* Begin Dataset content *
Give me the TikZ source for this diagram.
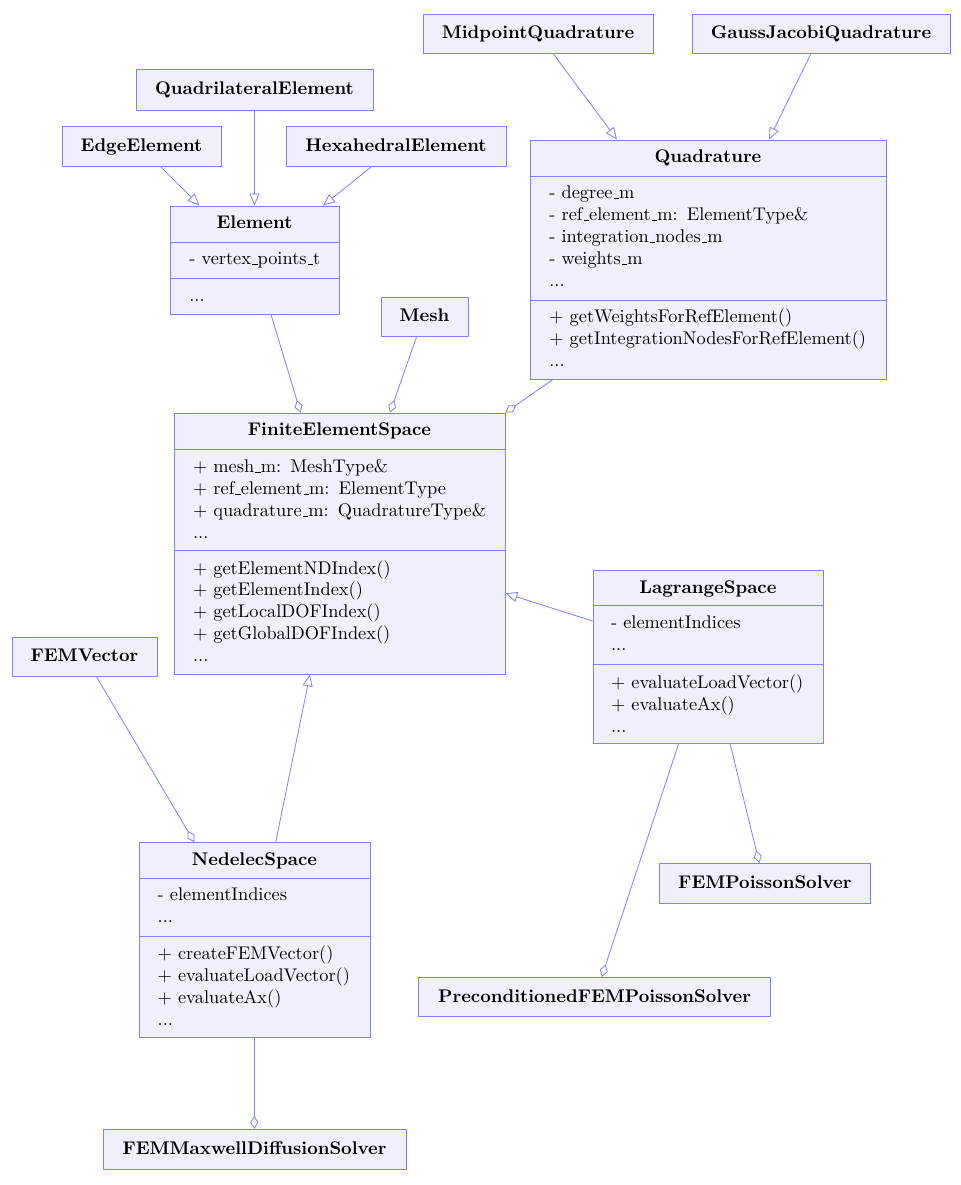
\documentclass[tikz,border=0pt]{standalone}
\usetikzlibrary{fit,arrows.meta}
\definecolor{umlline}{RGB}{128,128,255}
\definecolor{umlfill}{RGB}{240,240,252}
\newcommand\usc{\leavevmode\kern.06em\vbox{\hrule width.3em}}
\tikzset{
 umlbox/.style={draw=umlline, fill=umlfill, line width=0.5pt, inner sep=0pt, rectangle},
 umlttl/.style={anchor=base, inner sep=0pt, font=\bfseries},
 umlmem/.style={anchor=base west, inner sep=0pt, text width=220pt, align=left},
 umlsep/.style={draw=umlline, line width=0.5pt},
 umlconn/.style={draw=umlline, line width=0.45pt},
 umlinh/.style={umlconn, -{Triangle[open, length=6.5pt, width=5.5pt]}},
 umlagg/.style={umlconn, -{Diamond[open, length=7pt, width=4.5pt]}},
}
\newcommand\umlsimple[6]{%
 \node[umlbox, fit={(#2,#3) (#4,#5)}] (#1) {};
 \node[umlttl] (#1-t) at ({(#2+#4)/2},{(#3+#5)/2+5}) {#6};}
\begin{document}
\begin{tikzpicture}[x=0.5455pt,y=-0.5455pt]
\useasboundingbox (0,0) rectangle (960,1185);

% simple classes
\umlsimple{mq}{423}{14}{653}{53}{MidpointQuadrature}
\umlsimple{gj}{692}{14}{950}{53}{GaussJacobiQuadrature}
\umlsimple{qe}{136}{69.5}{373}{110}{QuadrilateralElement}
\umlsimple{ee}{62}{126.5}{221}{166.7}{EdgeElement}
\umlsimple{he}{286}{126.5}{506}{166.7}{HexahedralElement}
\umlsimple{mesh}{381}{297}{468}{336}{Mesh}
\umlsimple{fv}{12}{637}{157}{676.7}{FEMVector}
\umlsimple{fps}{659}{863.3}{870.7}{903.3}{FEMPoissonSolver}
\umlsimple{pre}{418.5}{977.3}{770.7}{1016.7}{PreconditionedFEMPoissonSolver}
\umlsimple{mx}{103}{1129.3}{406}{1169.3}{FEMMaxwellDiffusionSolver}

% Element
\node[umlbox, fit={(170,206) (339,314)}] (el) {};
\draw[umlsep] (el.west |- 0,242) -- (el.east |- 0,242);
\draw[umlsep] (el.west |- 0,278.5) -- (el.east |- 0,278.5);
\node[umlttl] (el-t) at (254.5,228.3) {Element};
\node[umlmem] (el-a) at (189,265) {- vertex\usc points\usc t};
\node[umlmem] (el-o) at (189,301.7) {...};

% Quadrature
\node[umlbox, fit={(530,140) (886,379)}] (quad) {};
\draw[umlsep] (quad.west |- 0,176) -- (quad.east |- 0,176);
\draw[umlsep] (quad.west |- 0,300.5) -- (quad.east |- 0,300.5);
\node[umlttl] (quad-t) at (708,162.7) {Quadrature};
\node[umlmem] (quad-a) at (549,199) {- degree\usc m\\- ref\usc element\usc m: ElementType\&\\- integration\usc nodes\usc m\\- weights\usc m\\...};
\node[umlmem] (quad-o) at (549,323) {+ getWeightsForRefElement()\\+ getIntegrationNodesForRefElement()\\...};

% FiniteElementSpace
\node[umlbox, fit={(174,413) (505,674)}] (fes) {};
\draw[umlsep] (fes.west |- 0,449) -- (fes.east |- 0,449);
\draw[umlsep] (fes.west |- 0,550) -- (fes.east |- 0,550);
\node[umlttl] (fes-t) at (339.5,435.7) {FiniteElementSpace};
\node[umlmem] (fes-a) at (192.7,472.7) {+ mesh\usc m: MeshType\&\\+ ref\usc element\usc m: ElementType\\+ quadrature\usc m: QuadratureType\&\\...};
\node[umlmem] (fes-o) at (192.7,574) {+ getElementNDIndex()\\+ getElementIndex()\\+ getLocalDOFIndex()\\+ getGlobalDOFIndex()\\...};

% LagrangeSpace
\node[umlbox, fit={(593,570) (823,743)}] (lag) {};
\draw[umlsep] (lag.west |- 0,605.5) -- (lag.east |- 0,605.5);
\draw[umlsep] (lag.west |- 0,664) -- (lag.east |- 0,664);
\node[umlttl] (lag-t) at (708,593) {LagrangeSpace};
\node[umlmem] (lag-a) at (610.7,628.3) {- elementIndices\\...};
\node[umlmem] (lag-o) at (610.7,688.3) {+ evaluateLoadVector()\\+ evaluateAx()\\...};

% NedelecSpace
\node[umlbox, fit={(139,842.5) (370,1037.7)}] (ned) {};
\draw[umlsep] (ned.west |- 0,878.3) -- (ned.east |- 0,878.3);
\draw[umlsep] (ned.west |- 0,936.7) -- (ned.east |- 0,936.7);
\node[umlttl] (ned-t) at (254.5,865) {NedelecSpace};
\node[umlmem] (ned-a) at (157.3,900.7) {- elementIndices\\...};
\node[umlmem] (ned-o) at (157.3,959.3) {+ createFEMVector()\\+ evaluateLoadVector()\\+ evaluateAx()\\...};

% connectors
\draw[umlinh] (553,0 |- mq.south) -- (617,0 |- quad.north);
\draw[umlinh] (811,0 |- gj.south) -- (769,0 |- quad.north);
\draw[umlinh] (qe.south) -- (254.5,0 |- el.north);
\draw[umlinh] (161,0 |- ee.south) -- (199.5,0 |- el.north);
\draw[umlinh] (371,0 |- he.south) -- (323,0 |- el.north);
\draw[umlagg] (271,0 |- el.south) -- (300.5,0 |- fes.north);
\draw[umlagg] (416.7,0 |- mesh.south) -- (390,0 |- fes.north);
\draw[umlagg] (553,0 |- quad.south) -- (fes.north east);
\draw[umlinh] (lag.west |- 0,621) -- (fes.east |- 0,593.3);
\draw[umlagg] (96.7,0 |- fv.south) -- (194.3,0 |- ned.north);
\draw[umlinh] (275.7,0 |- ned.north) -- (310,0 |- fes.south);
\draw[umlagg] (678.7,0 |- lag.south) -- (601.7,0 |- pre.north);
\draw[umlagg] (730,0 |- lag.south) -- (759.3,0 |- fps.north);
\draw[umlagg] (254.3,0 |- ned.south) -- (254.3,0 |- mx.north);
\end{tikzpicture}
\end{document}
* End Dataset content *
Task to complete
Pictures are excluded; output everything else in the data verbatim.

Solution below
Give me the TikZ source for this diagram.
\documentclass[tikz,border=0pt]{standalone}
\usetikzlibrary{fit,arrows.meta}
\definecolor{umlline}{RGB}{128,128,255}
\definecolor{umlfill}{RGB}{240,240,252}
\newcommand\usc{\leavevmode\kern.06em\vbox{\hrule width.3em}}
\tikzset{
 umlbox/.style={draw=umlline, fill=umlfill, line width=0.5pt, inner sep=0pt, rectangle},
 umlttl/.style={anchor=base, inner sep=0pt, font=\bfseries},
 umlmem/.style={anchor=base west, inner sep=0pt, text width=220pt, align=left},
 umlsep/.style={draw=umlline, line width=0.5pt},
 umlconn/.style={draw=umlline, line width=0.45pt},
 umlinh/.style={umlconn, -{Triangle[open, length=6.5pt, width=5.5pt]}},
 umlagg/.style={umlconn, -{Diamond[open, length=7pt, width=4.5pt]}},
}
\newcommand\umlsimple[6]{%
 \node[umlbox, fit={(#2,#3) (#4,#5)}] (#1) {};
 \node[umlttl] (#1-t) at ({(#2+#4)/2},{(#3+#5)/2+5}) {#6};}
\begin{document}
\begin{tikzpicture}[x=0.5455pt,y=-0.5455pt]
\useasboundingbox (0,0) rectangle (960,1185);

% simple classes
\umlsimple{mq}{423}{14}{653}{53}{MidpointQuadrature}
\umlsimple{gj}{692}{14}{950}{53}{GaussJacobiQuadrature}
\umlsimple{qe}{136}{69.5}{373}{110}{QuadrilateralElement}
\umlsimple{ee}{62}{126.5}{221}{166.7}{EdgeElement}
\umlsimple{he}{286}{126.5}{506}{166.7}{HexahedralElement}
\umlsimple{mesh}{381}{297}{468}{336}{Mesh}
\umlsimple{fv}{12}{637}{157}{676.7}{FEMVector}
\umlsimple{fps}{659}{863.3}{870.7}{903.3}{FEMPoissonSolver}
\umlsimple{pre}{418.5}{977.3}{770.7}{1016.7}{PreconditionedFEMPoissonSolver}
\umlsimple{mx}{103}{1129.3}{406}{1169.3}{FEMMaxwellDiffusionSolver}

% Element
\node[umlbox, fit={(170,206) (339,314)}] (el) {};
\draw[umlsep] (el.west |- 0,242) -- (el.east |- 0,242);
\draw[umlsep] (el.west |- 0,278.5) -- (el.east |- 0,278.5);
\node[umlttl] (el-t) at (254.5,228.3) {Element};
\node[umlmem] (el-a) at (189,265) {- vertex\usc points\usc t};
\node[umlmem] (el-o) at (189,301.7) {...};

% Quadrature
\node[umlbox, fit={(530,140) (886,379)}] (quad) {};
\draw[umlsep] (quad.west |- 0,176) -- (quad.east |- 0,176);
\draw[umlsep] (quad.west |- 0,300.5) -- (quad.east |- 0,300.5);
\node[umlttl] (quad-t) at (708,162.7) {Quadrature};
\node[umlmem] (quad-a) at (549,199) {- degree\usc m\\- ref\usc element\usc m: ElementType\&\\- integration\usc nodes\usc m\\- weights\usc m\\...};
\node[umlmem] (quad-o) at (549,323) {+ getWeightsForRefElement()\\+ getIntegrationNodesForRefElement()\\...};

% FiniteElementSpace
\node[umlbox, fit={(174,413) (505,674)}] (fes) {};
\draw[umlsep] (fes.west |- 0,449) -- (fes.east |- 0,449);
\draw[umlsep] (fes.west |- 0,550) -- (fes.east |- 0,550);
\node[umlttl] (fes-t) at (339.5,435.7) {FiniteElementSpace};
\node[umlmem] (fes-a) at (192.7,472.7) {+ mesh\usc m: MeshType\&\\+ ref\usc element\usc m: ElementType\\+ quadrature\usc m: QuadratureType\&\\...};
\node[umlmem] (fes-o) at (192.7,574) {+ getElementNDIndex()\\+ getElementIndex()\\+ getLocalDOFIndex()\\+ getGlobalDOFIndex()\\...};

% LagrangeSpace
\node[umlbox, fit={(593,570) (823,743)}] (lag) {};
\draw[umlsep] (lag.west |- 0,605.5) -- (lag.east |- 0,605.5);
\draw[umlsep] (lag.west |- 0,664) -- (lag.east |- 0,664);
\node[umlttl] (lag-t) at (708,593) {LagrangeSpace};
\node[umlmem] (lag-a) at (610.7,628.3) {- elementIndices\\...};
\node[umlmem] (lag-o) at (610.7,688.3) {+ evaluateLoadVector()\\+ evaluateAx()\\...};

% NedelecSpace
\node[umlbox, fit={(139,842.5) (370,1037.7)}] (ned) {};
\draw[umlsep] (ned.west |- 0,878.3) -- (ned.east |- 0,878.3);
\draw[umlsep] (ned.west |- 0,936.7) -- (ned.east |- 0,936.7);
\node[umlttl] (ned-t) at (254.5,865) {NedelecSpace};
\node[umlmem] (ned-a) at (157.3,900.7) {- elementIndices\\...};
\node[umlmem] (ned-o) at (157.3,959.3) {+ createFEMVector()\\+ evaluateLoadVector()\\+ evaluateAx()\\...};

% connectors
\draw[umlinh] (553,0 |- mq.south) -- (617,0 |- quad.north);
\draw[umlinh] (811,0 |- gj.south) -- (769,0 |- quad.north);
\draw[umlinh] (qe.south) -- (254.5,0 |- el.north);
\draw[umlinh] (161,0 |- ee.south) -- (199.5,0 |- el.north);
\draw[umlinh] (371,0 |- he.south) -- (323,0 |- el.north);
\draw[umlagg] (271,0 |- el.south) -- (300.5,0 |- fes.north);
\draw[umlagg] (416.7,0 |- mesh.south) -- (390,0 |- fes.north);
\draw[umlagg] (553,0 |- quad.south) -- (fes.north east);
\draw[umlinh] (lag.west |- 0,621) -- (fes.east |- 0,593.3);
\draw[umlagg] (96.7,0 |- fv.south) -- (194.3,0 |- ned.north);
\draw[umlinh] (275.7,0 |- ned.north) -- (310,0 |- fes.south);
\draw[umlagg] (678.7,0 |- lag.south) -- (601.7,0 |- pre.north);
\draw[umlagg] (730,0 |- lag.south) -- (759.3,0 |- fps.north);
\draw[umlagg] (254.3,0 |- ned.south) -- (254.3,0 |- mx.north);
\end{tikzpicture}
\end{document}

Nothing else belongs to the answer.